The National Salvation Front has demanded the presidency halt issuing the new legislation to allow time for it to consult with political forces, youth movements and legal experts.

“We are against this law. It will be impossible to implement and place the government and the people in direct confrontation at a critical period,” said leading NSF member Wahid Abdel-Magid.

The Egyptian Social Democratic Party has also criticised the new law as a “dangerous setback from the democratic path carved out since the 25 January 2011 Revolution”.

The statement added that rather than issuing laws which limit freedoms and restore the oppressive practices of a police state the authorities should be more concerned with reforming the security apparatus.

The Nour Party urged the interim president to open a dialogue before approving the law.
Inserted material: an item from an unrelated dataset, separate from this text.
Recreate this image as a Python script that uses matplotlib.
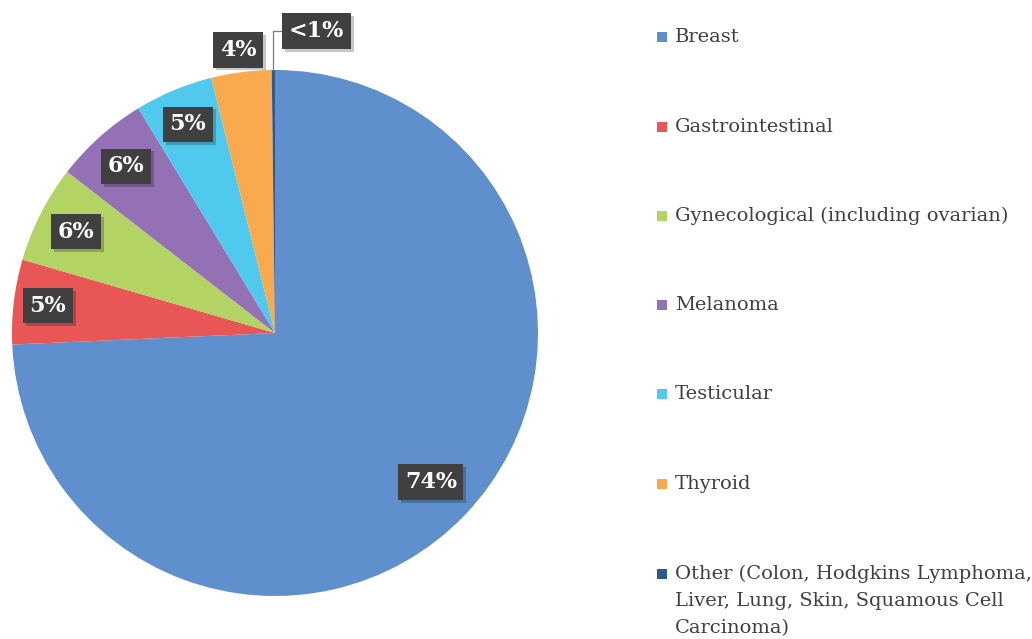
import matplotlib
matplotlib.use("Agg")
import matplotlib.pyplot as plt
import matplotlib.patheffects as pe
import numpy as np

categories = ["Breast", "Gastrointestinal", "Gynecological (including ovarian)",
              "Melanoma", "Testicular", "Thyroid",
              "Other (Colon, Hodgkins Lymphoma,\nLiver, Lung, Skin, Squamous Cell\nCarcinoma)"]
shares = [74.3, 5.2, 6.0, 5.8, 4.8, 3.7, 0.2]
pct_labels = ["74%", "5%", "6%", "6%", "5%", "4%", "<1%"]
colors = ["#5f8fcc", "#e85656", "#b4d365", "#9470b5", "#4fc9ee", "#f9aa4e", "#2c5a8e"]
label_dist = [0.82, 0.87, 0.85, 0.85, 0.86, 1.085, None]

W, H = 1032, 639
fig = plt.figure(figsize=(W / 100, H / 100), dpi=100)

# pie centre / radius in pixels
cx, cy, R = 275, 333, 263
ax = fig.add_axes([(cx - R) / W, (H - cy - R) / H, 2 * R / W, 2 * R / H])
wedges, _ = ax.pie(shares, colors=colors, startangle=90, counterclock=False,
                   wedgeprops=dict(linewidth=0))
ax.set_xlim(-1, 1)
ax.set_ylim(-1, 1)
ax.set_aspect("equal")

box_fx = [pe.SimplePatchShadow(offset=(2, -2), shadow_rgbFace="#000000", alpha=0.22),
          pe.Normal()]

def put_label(x, y, s):
    t = ax.text(x, y, s, ha="center", va="center", color="white", fontsize=16,
                fontweight="bold", family="DejaVu Serif", clip_on=False,
                bbox=dict(boxstyle="square,pad=0.3", facecolor="#404040",
                          edgecolor="none"))
    t.get_bbox_patch().set_path_effects(box_fx)
    return t

for w, lab, d in zip(wedges, pct_labels, label_dist):
    mid = np.deg2rad((w.theta1 + w.theta2) / 2)
    if d is not None:
        put_label(d * np.cos(mid), d * np.sin(mid), lab)
    else:
        # small slice: label above with leader line
        ex, ey = np.cos(mid), np.sin(mid)
        lx, ly = ex + 0.165, 1.148
        ax.plot([ex, ex, lx - 0.11], [ey, ly, ly], color="#7f7f7f", lw=0.9,
                clip_on=False, zorder=1)
        put_label(lx, ly, lab)

# legend
row_y = [37, 127, 216, 305, 394, 484, 574]
line_gap = 27
for name, col, y in zip(categories, colors, row_y):
    fig.patches.append(plt.Rectangle((657 / W, (H - y - 5) / H), 10 / W, 10 / H,
                                     transform=fig.transFigure, facecolor=col,
                                     edgecolor="none"))
    for i, line in enumerate(name.split("\n")):
        fig.text(675 / W, (H - y - i * line_gap) / H, line, ha="left", va="center",
                 fontsize=14, color="#404040", family="DejaVu Serif")

fig.savefig("out.png", dpi=100)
“The protest law is sensitive and dangerous. It must be preceded by dialogue. One of the most important gains of the revolution is that the Egyptian people recovered their right to peaceful assembly and freedom of expression,” the party said in a statement.

Domestic and international human rights groups slammed the law. Amnesty International said the interim government was “ignoring the lessons of past crackdowns”.

“The law treats peaceful protesters like criminals and grants security forces additional powers to crush them,” said Hassiba Hadj Sahraoui, Amnesty International’s Deputy Director for the Middle East and North Africa.

The Egyptian Organisation for Human Rights Director Hafez Abu Seada accused those who drafted the law of attempting to ban protests. By criminalising sit-ins and allowing the authorities to cancel demonstrations the law, he said, violated international standards of human rights and freedom of expressions.

“The protest law is part of the same project pursued first by the Supreme Council of the Armed Forces, then Morsi, and now the interim government,” charged Gamal Eid, executive director of the Arabic Network for Human Rights Information. “We said from the very beginning that it is anti-freedom.”

“Recourse to security and police solutions will lead to more failure and worsen the political conflict in Egypt,” he warned.

But is the draft law even constitutional?

Some legal experts say in its current form it is not, and would quickly be overturned.

“The law contradicts the current interim constitutional declaration and all past Egyptian constitutions,” says legal expert Mohamed Nour Farahat.

Farahat predicts the government will not have the chance to implement the new law because of the number of lawsuits that will be filed against it.